Where were these shots captured and what is the story behind them?

Most of these shots are from around Cronulla and the Royal National Park south of Sydney. The last 12 months I spent a lot of time shooting with my mate Heydon Bunting. He shoots Leica in the water and is a wizard of black and white. I was focusing on color film and we spent many mornings swimming out to a certain reef break in the dark then watching the sun rise as we tried to make the most out of our rolls of film. I was really interested in capturing images that give a feel for the motion and shifting light of breaking waves at sunrise.

Do you develop your photos yourself? If so, how did you learn these skills and how do you go about developing?

I develop everything myself and I learnt from the Internet. When it comes to film I am definitely not a perfectionist.

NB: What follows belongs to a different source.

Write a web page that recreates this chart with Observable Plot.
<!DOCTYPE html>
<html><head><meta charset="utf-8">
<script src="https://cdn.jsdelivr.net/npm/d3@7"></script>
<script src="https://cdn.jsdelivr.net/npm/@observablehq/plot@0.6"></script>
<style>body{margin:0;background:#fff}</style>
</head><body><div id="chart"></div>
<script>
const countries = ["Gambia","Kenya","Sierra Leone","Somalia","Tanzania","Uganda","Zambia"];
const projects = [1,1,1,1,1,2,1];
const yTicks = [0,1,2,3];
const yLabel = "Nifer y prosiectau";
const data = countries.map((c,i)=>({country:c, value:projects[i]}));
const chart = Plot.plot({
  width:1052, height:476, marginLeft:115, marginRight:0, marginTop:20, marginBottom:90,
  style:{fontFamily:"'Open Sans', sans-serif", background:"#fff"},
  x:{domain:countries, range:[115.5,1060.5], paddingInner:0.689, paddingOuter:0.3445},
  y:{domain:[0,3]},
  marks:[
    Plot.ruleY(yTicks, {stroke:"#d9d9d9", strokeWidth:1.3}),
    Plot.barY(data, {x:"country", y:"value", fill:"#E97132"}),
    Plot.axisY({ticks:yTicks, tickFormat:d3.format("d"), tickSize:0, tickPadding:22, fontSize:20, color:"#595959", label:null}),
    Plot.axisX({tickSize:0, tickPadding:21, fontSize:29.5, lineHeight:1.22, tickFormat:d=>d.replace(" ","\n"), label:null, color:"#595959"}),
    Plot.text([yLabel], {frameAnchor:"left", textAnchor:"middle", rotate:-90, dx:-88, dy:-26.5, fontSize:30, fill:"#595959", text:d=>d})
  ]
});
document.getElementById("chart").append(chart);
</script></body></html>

I’ll often use expired film and I’m not very accurate with my timing or temperature in development. Sometimes this can ruin good photos but it can also add another aspect of randomness and chaos to my process, which reflects how I live my life.

What method do you use to scan and digitalize your analogue prints? 

Epson V800 to Mac. I hate scanning! It’s the least fun part of the process and I don’t get along well with computers. I would much prefer to be in the darkroom playing with chemicals.

How long have you been shooting with a Leica and what do you see as the advantages of your set-up?

I only got into Leica last year and I love the simplicity of the cameras and the way they feel in the hand is truly inspiring. As I mentioned before I think the biggest factor is the lenses; the color rendition and the contrast you can get out of the lens is mind-blowing.

Is there anything in particular you are working on at the moment? What are your plans for the future?

I’m exploring medium format in the water. I’ve got a Mamiya m645 in a custom housing and I’m shooting a lot of black and white and printing myself. It’s a full analog workflow. I’d love to shoot some flash photography in the ocean too, so this could be something in the future. I’m always going off on some new idea with photography and that keeps my mind ticking over and keeps the passion alive.